My next plan is to use a torch on the top of the screw in the hope that this will either burn the wood in contact with it easing removal, or melt the plastic of the rawplug allowing it to be pulled out (assuming the fixing is a rawplug and plastic). However the fire and smell will doubtless attract unwelcome attention from my SO, who is already troubled by the amount of decoration/renovation going on.

Any offerings of advice most welcome ~ its a piece of wood for heavens sake, how hard can it be  :doh:

Many thanks

in desperation

picclock
awemawson:
Can you get a flat ended crow bar driven under the wood between it and the concrete, and lever the wood upwards either snapping the screws or dragging them out of their rawlplugs? (Use a block of wood as a fulcrum for the bar to preserve the concrete)

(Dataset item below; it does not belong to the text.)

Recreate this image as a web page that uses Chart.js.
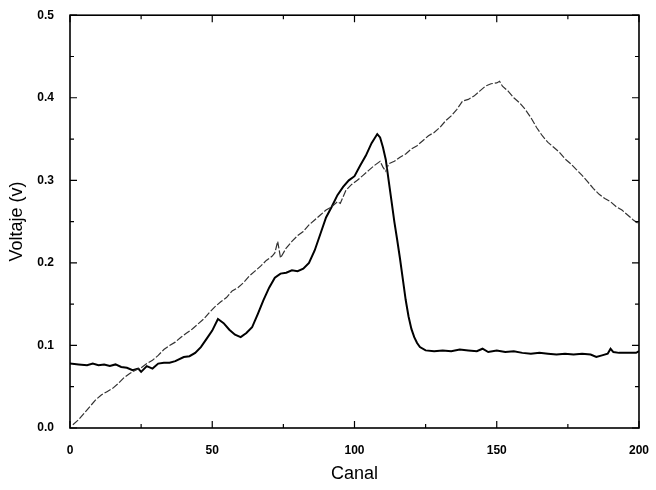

A few taps with a sledge hammer at the front and back of the baulk to rock it would help this process.
modeng200023:
Just split the wood through the screw holes.
edward:
Big crow-bar and a sledge hammer. Lever it up. I have a couple of 5' putlog scaffold tubes that are excellent for this type of stuff.
PekkaNF:
I have made quite long holes with hole saw by chiseling out the core. Two inches deep screw heads? do you have resipicating saw saw and a good metal blade? Cut V to weaken the treewood and cut most of the screw out. That kind of screws are often pretty hard and resist pliers and hand tools successfully. Angle grinder would do the trick in no time, but we don't want to burn that garage.

Anyway, weaken the bugger with any means necessary and then prong it up as Andrew says. I would have lost my temper early on, put old chain on my chainsaw, open the garage door asked miss to have a coffee/shopping break and made cuts just centimeter away from the screw both sides. Then mallet to beat the bugger into submission.

Main thing is not too loose cool and swear profusely and slip the mallet out of sweaty hands trough the wall, hedge, and BMW next door.